2014-2015 Hall of Fame

Katharin Dewey
November 22, 1917-December 18, 1997

Katharin Dewey was a pioneer of women’s bobsledding and was considered one of the top drivers in her era. She piloted her team to a historic victory in the 1940 U.S. Championships when mixed teams were allowed. Dewey paved the way for women in the sport, proving they were not only capable of racing at the elite level, but also capable of winning against even the men.

“Bobsledding, since its inception a stronghold of male sport, bowed Monday to femininity,” started the AP article following Dewey’s win. At just 24-years-old, the graduate nurse “won her spurs as a driver, winning a two and four man novice race and the Lithgow Osborne trophy, which was her first major victory,” according to a Lake Placid News article from Feb. 16, 1940. Women were banned later from championship bobsled races “on the grounds that the sport is too hazardous for them,” reported The Au Sable Forks Record-Post. “Women bobbers then claimed the men were jealous.” After the ban, Dewey served in the Army Nurse Corps, where she was promoted to captain.

Dewey can be thanked for paving the way for women to compete in the sport. Women’s bobsled became an official discipline in 1998 with 2000 being the first year that women’s bobsled was featured in the World Championships, and it made its Olympic debut at the 2002 Salt Lake City Games.

Dewey was the daughter of 1932 Olympic Winter Games President Godfrey Dewey. Godfrey was the only child of Melville Dewey, who created the Dewey Decimal System.

Howard B. Siler, Jr.
June 18, 1945- July 8, 2014

Howard B. Siler, Jr. was American bobsledder who competed from the late 1960s to the early 1980s. He won a bronze medal in the four-man event at the 1969 World Championships in Lake Placid, N.Y., and competed at the 1972 and 1980 Winter Olympics. Siler’s best Olympic finish was on his home track in the 1980 Lake Placid Games, where he finished fifth in the two-man race. He was also a five-time U.S. champion and a nine-time member of the U.S. World Championship team.
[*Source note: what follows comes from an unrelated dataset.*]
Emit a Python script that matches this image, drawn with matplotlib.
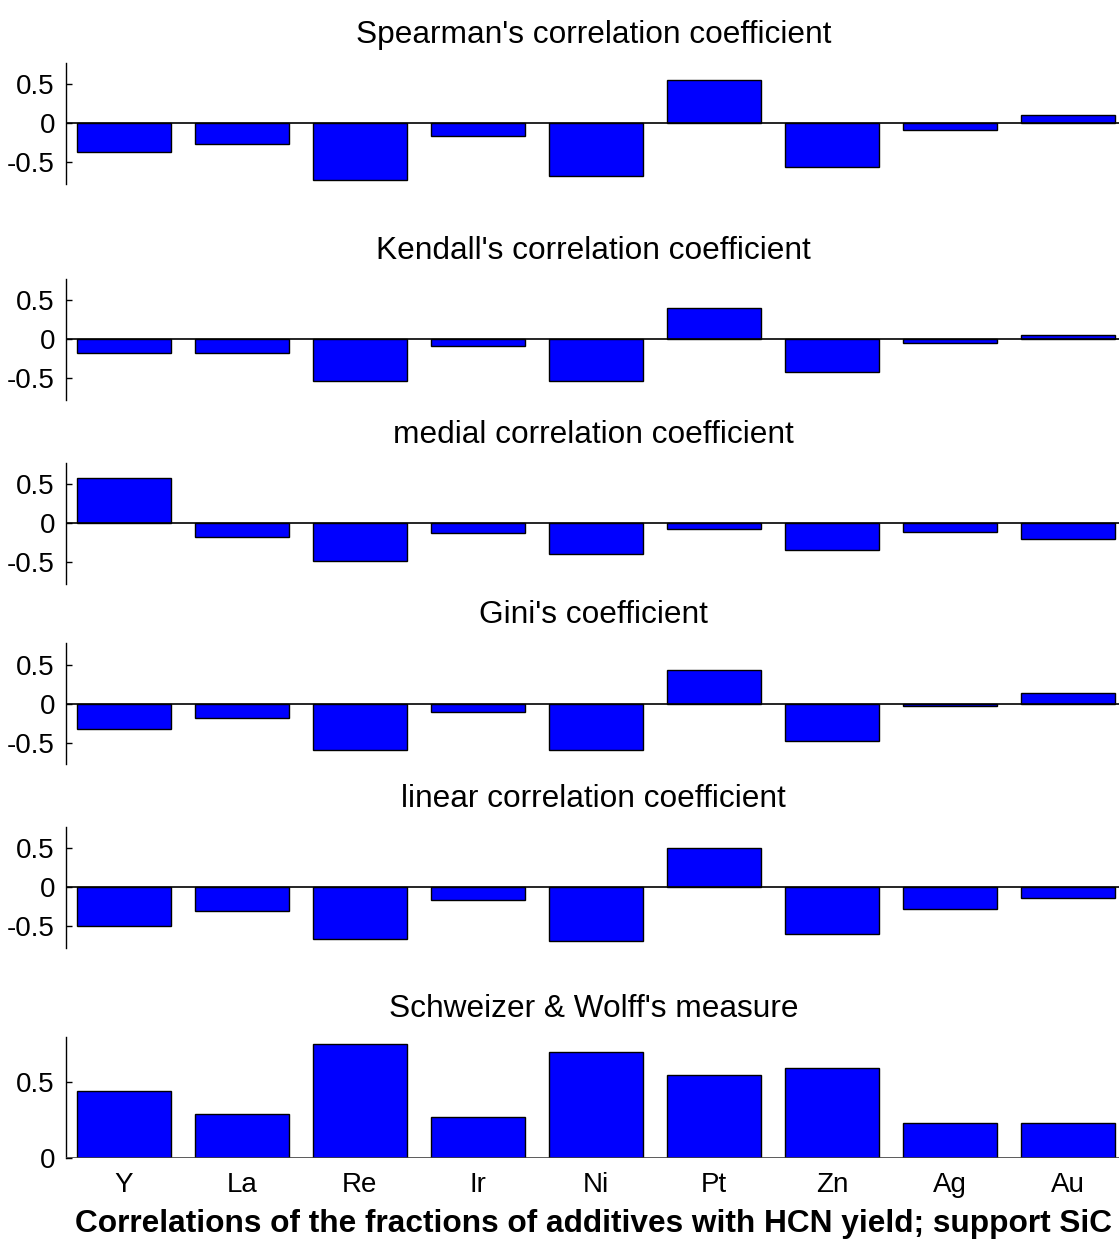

Siler also served as the U.S. bobsled team coach in 1985 before he coached the Jamaican bobsled team that competed in the 1988 Winter Olympics in Calgary, and he was the inspiration for John Candy’s role as Irving “Irv” Blitzer in the 1993 film Cool Runnings.

Philip M. “Brown Bear” Duprey
February 6, 1944

Philip M. “Brown Bear” Duprey was from Saranac Lake, N.Y. and attended Saranac Lake High School, where he was captain of the football and baseball teams. In 1992, he was inducted into the Saranac Lake High School Athletic Hall of Fame for his accomplishments in football, baseball, basketball, track, golf and hockey.

After high school, Duprey became a competitive bobsled brakeman and was named to three Winter Olympic teams (1968, 1972 and 1976) and five World Championship teams (1967, 1969, 1970, 1971, and 1973). He won the two-man bobsled Deterding Cup in St. Moritz, Switzerland in 1967, and he was a member of the winning four-man sled at the 1967 North American Championships.

Duprey volunteered during the 1980 Winter Olympics, and was a member of the Lake Placid Track Officials Association for multiple World Championships and World Cup races. He was a consultant in the 1980s to NASCAR driver Geoff Bodine, who founded the Bo-Dyn Bobsled Project, Inc. in 1992.

The Duprey family owned the Brown Bear Bar in Ray Brook, N.Y., which is how Duprey got the nickname “Bear.”